--- Data section ---
□ □ □ □

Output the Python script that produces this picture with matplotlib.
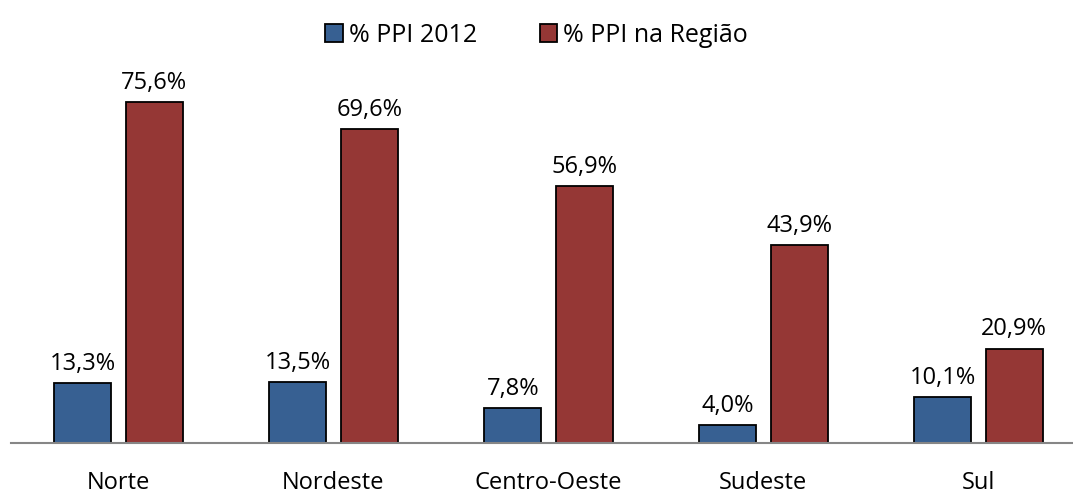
import matplotlib.pyplot as plt
import numpy as np

plt.rcParams['font.family'] = ['Open Sans', 'DejaVu Sans']

regioes = ["Norte", "Nordeste", "Centro-Oeste", "Sudeste", "Sul"]
ppi_2012 = [13.3, 13.5, 7.8, 4.0, 10.1]
ppi_regiao = [75.6, 69.6, 56.9, 43.9, 20.9]

fig = plt.figure(figsize=(10.73, 4.95), dpi=100)
ax = fig.add_axes([11/1073, 52/495, 1062/1073, 361/495])

x = np.arange(len(regioes))
w = 0.265
b1 = ax.bar(x - 0.166, ppi_2012, w, color="#376092", edgecolor="black", linewidth=1.3, label="% PPI 2012")
b2 = ax.bar(x + 0.166, ppi_regiao, w, color="#953735", edgecolor="black", linewidth=1.3, label="% PPI na Região")

def fmt(v):
    return f"{v:.1f}%".replace(".", ",")

for bars, vals in [(b1, ppi_2012), (b2, ppi_regiao)]:
    for rect, v in zip(bars, vals):
        ax.text(rect.get_x() + rect.get_width()/2, v + 1.6, fmt(v), ha="center", va="bottom", fontsize=17)

ax.set_xlim(-0.5, 4.44)
ax.set_ylim(0, 80)
ax.set_xticks(x)
ax.set_xticklabels(regioes, fontsize=17)
ax.tick_params(axis="x", length=0, pad=20)
ax.set_yticks([])
for s in ["top", "right", "left"]:
    ax.spines[s].set_visible(False)
ax.spines["bottom"].set_color("#868686")
ax.spines["bottom"].set_linewidth(1.5)

fig.legend(loc="upper center", bbox_to_anchor=(0.5, 1.0), ncol=2, frameon=False, fontsize=18,
           handlelength=0.7, handleheight=0.7, handletextpad=0.25, columnspacing=2.5)

plt.savefig("out.png", dpi=100)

□ □ □ □

--- Problem requirements ---
Return exactly what appears from the opening line of the material through the line with "b2 = ax.bar(x", apart from the pictures.

--- Completed exercise ---
Output the Python script that produces this picture with matplotlib.
import matplotlib.pyplot as plt
import numpy as np

plt.rcParams['font.family'] = ['Open Sans', 'DejaVu Sans']

regioes = ["Norte", "Nordeste", "Centro-Oeste", "Sudeste", "Sul"]
ppi_2012 = [13.3, 13.5, 7.8, 4.0, 10.1]
ppi_regiao = [75.6, 69.6, 56.9, 43.9, 20.9]

fig = plt.figure(figsize=(10.73, 4.95), dpi=100)
ax = fig.add_axes([11/1073, 52/495, 1062/1073, 361/495])

x = np.arange(len(regioes))
w = 0.265
b1 = ax.bar(x - 0.166, ppi_2012, w, color="#376092", edgecolor="black", linewidth=1.3, label="% PPI 2012")
b2 = ax.bar(x + 0.166, ppi_regiao, w, color="#953735", edgecolor="black", linewidth=1.3, label="% PPI na Região")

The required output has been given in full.